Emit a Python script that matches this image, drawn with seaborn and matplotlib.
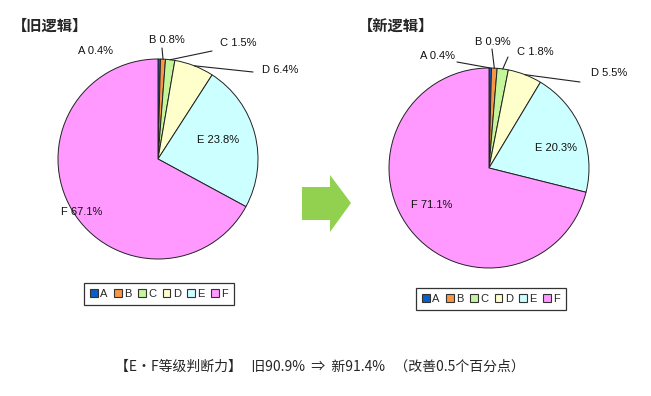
import numpy as np
import matplotlib
matplotlib.use("Agg")
import matplotlib.pyplot as plt
import seaborn as sns
from matplotlib.patches import Polygon, Patch

sns.set_theme(style="white")
plt.rcParams['font.family'] = ['Liberation Sans', 'Noto Sans CJK SC', 'DejaVu Sans']

# ---- data ----
categories = ['A', 'B', 'C', 'D', 'E', 'F']
old_values = [0.4, 0.8, 1.5, 6.4, 23.8, 67.1]
new_values = [0.4, 0.9, 1.8, 5.5, 20.3, 71.1]
old_title = '【旧逻辑】'
new_title = '【新逻辑】'
footer = '【E・F等级判断力】   旧90.9%  ⇒  新91.4%   （改善0.5个百分点）'

colors = ['#0a5fc4', '#f79646', '#c4f59a', '#ffffcc', '#ccffff', '#ff99ff']

W, H = 651, 396
fig = plt.figure(figsize=(W / 100, H / 100), dpi=100)
fig.patch.set_facecolor('white')


def px_axes(cx, cy, r):
    return fig.add_axes([(cx - r) / W, (H - cy - r) / H, 2 * r / W, 2 * r / H])


cjk = ['Noto Sans CJK SC', 'DejaVu Sans']


def draw_pie(ax, values, label_pos, leaders):
    wedges, _ = ax.pie(values, colors=colors, startangle=90, counterclock=False,
                       radius=1.0,
                       wedgeprops=dict(edgecolor='#222222', linewidth=0.7))
    ax.set_xlim(-1.02, 1.02)
    ax.set_ylim(-1.02, 1.02)
    ax.set_aspect('equal')
    ax.axis('off')
    total = sum(values)
    cum = 0
    for i, (cat, v) in enumerate(zip(categories, values)):
        mid = 90 - (cum + v / 2) / total * 360
        cum += v
        px, py = label_pos[i]
        fig.text(px / W, 1 - py / H, f'{cat} {v}%', ha='center', va='center',
                 fontsize=8, color='#111111')
        if leaders[i] is not None:
            lx, ly = leaders[i]
            x = np.cos(np.radians(mid))
            y = np.sin(np.radians(mid))
            ax.annotate('', xy=(x, y), xycoords='data',
                        xytext=(lx, H - ly), textcoords='figure pixels',
                        arrowprops=dict(arrowstyle='-', lw=0.8, color='#222222',
                                        shrinkA=0, shrinkB=0))


# left pie
axL = px_axes(158, 159, 102)
draw_pie(axL, old_values,
         [(95, 51), (167, 40), (238, 43), (280, 70), (218, 140), (82, 212)],
         [None, (162, 48), (212, 51), (253, 72), None, None])

# right pie
axR = px_axes(489, 168, 102)
draw_pie(axR, new_values,
         [(438, 56), (493, 42), (535, 52), (609, 73), (556, 148), (432, 205)],
         [(457, 62), (492, 49), (508, 57), (580, 82), None, None])

# titles
fig.text(12 / W, 1 - 26 / H, old_title, ha='left', va='center', fontsize=11,
         fontweight='bold', family=cjk)
fig.text(358 / W, 1 - 26 / H, new_title, ha='left', va='center', fontsize=11,
         fontweight='bold', family=cjk)

# legends
handles = [Patch(facecolor=c, edgecolor='#333333', linewidth=0.8, label=l)
           for c, l in zip(colors, categories)]
for (cx, cy) in [(159, 294), (491, 299)]:
    leg = fig.legend(handles=handles, loc='center', ncol=6,
                     bbox_to_anchor=(cx / W, 1 - cy / H), fontsize=8,
                     handlelength=0.7, handleheight=0.7, handletextpad=0.2,
                     columnspacing=0.6, borderpad=0.5, frameon=True,
                     fancybox=False, edgecolor='#333333', framealpha=1)
    leg.get_frame().set_linewidth(0.9)

# arrow
arrow_pts = [(302, 187), (330, 187), (330, 175), (351, 203), (330, 232),
             (330, 220), (302, 220)]
fig.patches.append(Polygon([(x / W, 1 - y / H) for x, y in arrow_pts],
                           closed=True, transform=fig.transFigure,
                           facecolor='#92d050', edgecolor='none'))

# footer
fig.text(320 / W, 1 - 367 / H, footer, ha='center', va='center', fontsize=10,
         family=cjk)

fig.savefig('out.png', dpi=100, facecolor='white')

What the task requires - Exactly restate the lines from the beginning of the data through the line with "cjk = ['Noto Sans CJK SC', 'DejaVu Sans']", and no others, keeping pictures out.

Task output -
Emit a Python script that matches this image, drawn with seaborn and matplotlib.
import numpy as np
import matplotlib
matplotlib.use("Agg")
import matplotlib.pyplot as plt
import seaborn as sns
from matplotlib.patches import Polygon, Patch

sns.set_theme(style="white")
plt.rcParams['font.family'] = ['Liberation Sans', 'Noto Sans CJK SC', 'DejaVu Sans']

# ---- data ----
categories = ['A', 'B', 'C', 'D', 'E', 'F']
old_values = [0.4, 0.8, 1.5, 6.4, 23.8, 67.1]
new_values = [0.4, 0.9, 1.8, 5.5, 20.3, 71.1]
old_title = '【旧逻辑】'
new_title = '【新逻辑】'
footer = '【E・F等级判断力】   旧90.9%  ⇒  新91.4%   （改善0.5个百分点）'

colors = ['#0a5fc4', '#f79646', '#c4f59a', '#ffffcc', '#ccffff', '#ff99ff']

W, H = 651, 396
fig = plt.figure(figsize=(W / 100, H / 100), dpi=100)
fig.patch.set_facecolor('white')


def px_axes(cx, cy, r):
    return fig.add_axes([(cx - r) / W, (H - cy - r) / H, 2 * r / W, 2 * r / H])


cjk = ['Noto Sans CJK SC', 'DejaVu Sans']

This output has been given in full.